Он прочитал его и прямо обезумел, проклинал вас на своем языке, бросался на землю, схватил ружье и хотел застрелить меня, но я сидел неподвижно и спокойно смотрел на него, так что он, наконец, затих. Потом он спросил меня, зачем я таким образом подшутил над ним, но я ответил, что это не моя вина, что я не мог удержать в плену тебя и твоего отца против вашей воли, что мне кажется, ты уехала, так как боялась его, что это неудивительно, если он таким образом говорил и с тобой. Я, как врач, сказал ему, что он сойдет с ума, если не сделается осторожнее, что я уже вижу безумие в его глазах. Он совсем успокоился, потому что моя слова его испугали. Потом он спросил, что можно сделать, а я ответил, что в эту ночь ничего, потому что вы уже, конечно, далеко и гнаться за вами бесполезно, что гораздо лучше двинуться вам навстречу, когда вы будете возвращаться. Он спросил меня, почему я говорю о вашем возвращении, а я повторил, что вы, конечно, вернетесь среди больших опасностей, хотя вы и не поверили мне, когда я уверял, что знаю о вашем возвращении так, как мне это открыл Мунвали, мой отец.

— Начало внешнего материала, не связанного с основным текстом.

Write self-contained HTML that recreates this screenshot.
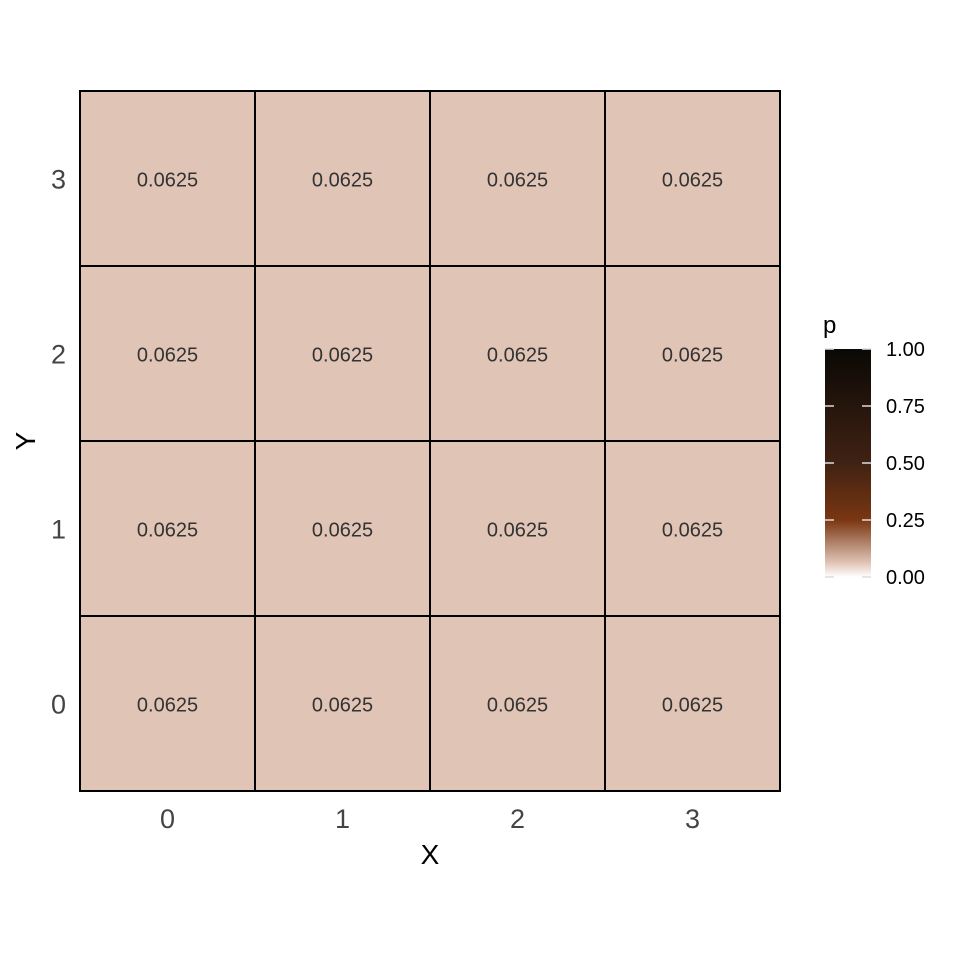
<!DOCTYPE html>
<html><head><meta charset="utf-8"><style>
body{margin:0;background:#fff}
svg{display:block;font-family:"Liberation Sans",sans-serif}
</style></head><body>
<svg id="c" width="960" height="960" viewBox="0 0 960 960">
<defs><linearGradient id="g" x1="0" y1="1" x2="0" y2="0"></linearGradient></defs>
</svg>
<script>
const xCats=[0,1,2,3];
const yCats=[0,1,2,3];
const values=[
[0.0625,0.0625,0.0625,0.0625],
[0.0625,0.0625,0.0625,0.0625],
[0.0625,0.0625,0.0625,0.0625],
[0.0625,0.0625,0.0625,0.0625]];
const legendTicks=[0,0.25,0.5,0.75,1];
const legendLabels=["0.00","0.25","0.50","0.75","1.00"];
const stops=[[0,[255,255,255]],[0.0625,[224,196,181]],[0.25,[122,54,18]],[0.5,[63,34,19]],[1,[11,8,5]]];
const NS="http://www.w3.org/2000/svg";
const svg=document.getElementById('c');
function mk(t,a,p){const e=document.createElementNS(NS,t);for(const k in a)e.setAttribute(k,a[k]);(p||svg).appendChild(e);return e;}
function col(v){for(let i=1;i<stops.length;i++){if(v<=stops[i][0]){const a=stops[i-1],b=stops[i];const t=(v-a[0])/(b[0]-a[0]);return 'rgb('+a[1].map((c,j)=>Math.round(c+(b[1][j]-c)*t)).join(',')+')';}}return 'rgb(11,8,5)';}
const x0=80,y0=91,W=700,H=700;
const cw=W/xCats.length,ch=H/yCats.length;
const xs=i=>x0+i*cw, ys=j=>y0+H-(j+1)*ch;
const cells=mk('g',{});


values.forEach((row,j)=>row.forEach((v,i)=>{
 const r=mk('rect',{x:xs(i),y:ys(j),width:cw,height:ch,fill:col(v),stroke:'#000','stroke-width':2},cells);
 
 
 const t=mk('text',{x:xs(i)+cw/2,y:ys(j)+ch/2+8,'text-anchor':'middle','font-size':20,fill:'#333'},cells);
 t.textContent=String(v);
 
 
}));
mk('rect',{x:x0,y:y0,width:W,height:H,fill:'none',stroke:'#000','stroke-width':1});
xCats.forEach((c,i)=>{const t=mk('text',{x:xs(i)+cw/2,y:828,'text-anchor':'middle','font-size':27,fill:'#444'});t.textContent=c;
 
 });
yCats.forEach((c,j)=>{const t=mk('text',{x:66,y:ys(j)+ch/2+10,'text-anchor':'end','font-size':27,fill:'#444'});t.textContent=c;
 
 });
let t=mk('text',{x:430,y:864,'text-anchor':'middle','font-size':28,fill:'#000'});t.textContent='X';


t=mk('text',{x:0,y:0,'text-anchor':'middle','font-size':28,fill:'#000',transform:'translate(35,441) rotate(-90)'});t.textContent='Y';


const g=document.getElementById('g');
stops.forEach(s=>mk('stop',{offset:s[0],'stop-color':'rgb('+s[1].join(',')+')'},g));
const lx=825,lw=46,ly0=577,ly1=349;
const lys=v=>ly0-(ly0-ly1)*v;
const bar=mk('rect',{x:lx,y:ly1,width:lw,height:ly0-ly1,fill:'url(#g)'});


t=mk('text',{x:823,y:333,'font-size':24,fill:'#000'});t.textContent='p';


legendTicks.forEach((v,k)=>{
 const y=lys(v);
 mk('line',{x1:lx,x2:lx+9,y1:y,y2:y,stroke:'#ddd','stroke-width':1.5});
 mk('line',{x1:lx+lw-9,x2:lx+lw,y1:y,y2:y,stroke:'#ddd','stroke-width':1.5});
 const tt=mk('text',{x:886,y:y+7,'font-size':20,fill:'#000'});tt.textContent=legendLabels[k];
 
 
});
</script>
</body></html>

Я послал разведчиков. Прошла первая ночь, прошел следующий день и следующая ночь, а мы сидели и ничего не делали, хотя Черный хотел отправиться один за вами. На следующее утро, на заре, пришел один из посланных разведчиков и сказал, что его братья, спрятанные на вершинах гор и в других местах на протяжении многих, многих миль, передали ему, что матабельские воины, уничтожив еще одно племя макалангов в низовьях Замбези, теперь шли на Бомбатце. Днем пришел другой лазутчик: он сказал, что воины матабелов окружили вас, но что вы прорвались через их ряды и, спасая свою жизнь, скачете к крепости. Тогда я выбрал пятьдесят лучших из наших воинов и, отдав их под начальство Тамаса, моего сына, отправил в засаду среди скал горного прохода, потому что мы, люди не воинственные, не осмеливаемся сражаться с матабельскими воинами в открытой долине.